The neural-network training recipe

One-line definition

A repeatable, ordered procedure for training neural networks: become one with the data → build a dumb baseline end-to-end → overfit a tiny set → regularize → tune → squeeze. The discipline is in the order and in changing one thing at a time.

Why it matters

Most failed training runs aren’t caused by a bad architecture — they’re caused by silent bugs, mis-scaled data, or skipping verification steps. This recipe (popularized by Karpathy’s “A Recipe for Training Neural Networks”) is what an interviewer is probing when they ask “your model isn’t learning — what do you do?” It complements the interview-framed answer in How would you debug a model that’s not learning?; this page is the procedural checklist.

The governing principle: neural net training fails silently. A wrong label map, an off-by-one in masking, or unnormalized inputs won’t crash — they just quietly cap your accuracy. So the recipe is built around verification at every step, not speed.

Step 1 — Become one with the data

Before writing a model, look at the data. Scroll through hundreds of examples, check label distributions, look for duplicates, corruption, and leakage. Search for patterns the model could exploit. Write simple filters to find outliers. Most of the eventual error analysis is foreshadowed here. Do not touch model code yet.

Step 2 — End-to-end skeleton + dumb baseline

Build the full training/eval pipeline with a trivial model, and establish trustworthy baselines. Key checks:

Fix the random seed. Reproducibility first.
Disable augmentation/regularization initially — you’re verifying the pipeline, not generalization.
Verify the loss at init. A softmax over $C$ classes should start near $- lo g (1/ C)$ . If it doesn’t, your init or loss is wrong.
Init the final-layer bias to the data’s marginal (e.g. log base rate) so the model doesn’t waste the first epochs learning the prior.
Overfit one batch. A correct model with enough capacity should drive a single batch’s loss to ~0. If it can’t, you have a bug — stop and find it.
Visualize predictions on a fixed batch across training to watch them evolve.
Use a baseline (human, simple model, or input-independent) to know what “good” even is.

Step 3 — Overfit

Get a model big enough to overfit the training set (drive training loss low), proving the architecture + optimization can fit the signal. Pick a well-known architecture for the task rather than inventing one. Use Adam at lr ≈ 3e-4 as a safe default early; complexify one piece at a time. Don’t trust learning-rate-decay schedules copied from other settings yet.
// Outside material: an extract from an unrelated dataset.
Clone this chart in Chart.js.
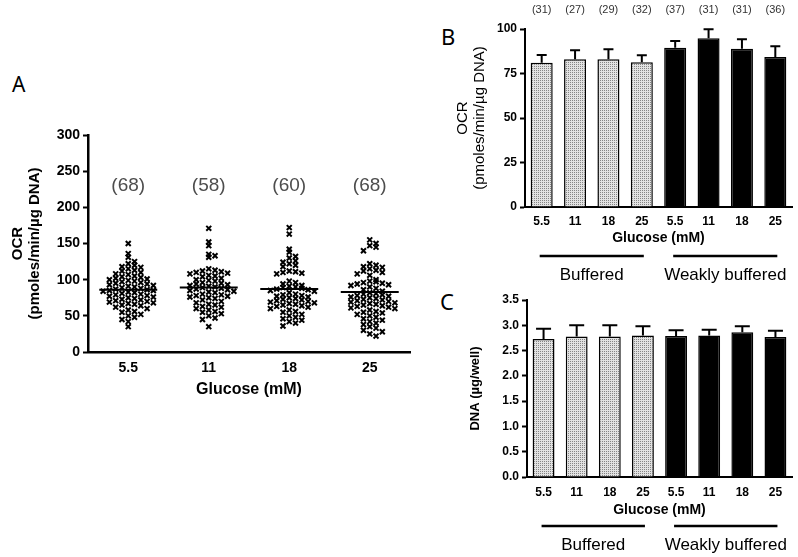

At this point you’ve separated the two problems: can it fit (step 3) and does it generalize (step 4).

Step 4 — Regularize

Now trade some training fit for validation performance. In rough order of leverage:

Get more data (by far the best regularizer).
Data augmentation (and aggressive/synthetic augmentation if needed).
Pretraining / transfer learning where applicable.
Smaller model / bottleneck, weight decay, dropout, early stopping.
Reduce input dimensionality / remove leaky features.
Prefer a larger model with early stopping over a perfectly-sized one — it usually generalizes at least as well.

Step 5 — Tune

With a working, regularized model, search hyperparameters:

Random search > grid search (some hyperparameters matter far more than others; random covers them better).
Tune learning rate and weight decay first; they dominate.
Consider Bayesian optimization once the cheap wins are taken.

Step 6 — Squeeze the last drops

Ensembles reliably add ~1–2% — average several independently trained models.
Train longer than feels reasonable — models often keep improving well past where people stop.
Knowledge distillation if you need the ensemble’s quality in one model.

What an interviewer expects you to say

Emphasize that NN training fails silently, so the method is verify at every step, not change things fast.
Inspect the data first; never start with the model.
Build an end-to-end skeleton, verify init loss and overfit a single batch before scaling.
Separate “can it fit” (overfit first) from “does it generalize” (regularize second) — and only then tune.
Change one variable at a time; use random search; the biggest regularizer is more data.

Common confusions

“Just grid-search hyperparameters.” Premature — if you can’t overfit one batch, no hyperparameter will save you. Find the bug first.
“A low training loss at init is fine.” Verify it equals the theoretical value ( $- lo g (1/ C)$ ). A wrong value signals a bug.
“Regularize from the start.” Regularizing before you can overfit hides whether the model can fit the signal at all. Overfit first, regularize second.
“Bigger models overfit, so go small.” A larger model with early stopping usually generalizes as well or better; capacity isn’t the enemy, lack of regularization is.
“Stop when the curve flattens.” Many models keep improving with much longer training; don’t stop early by reflex.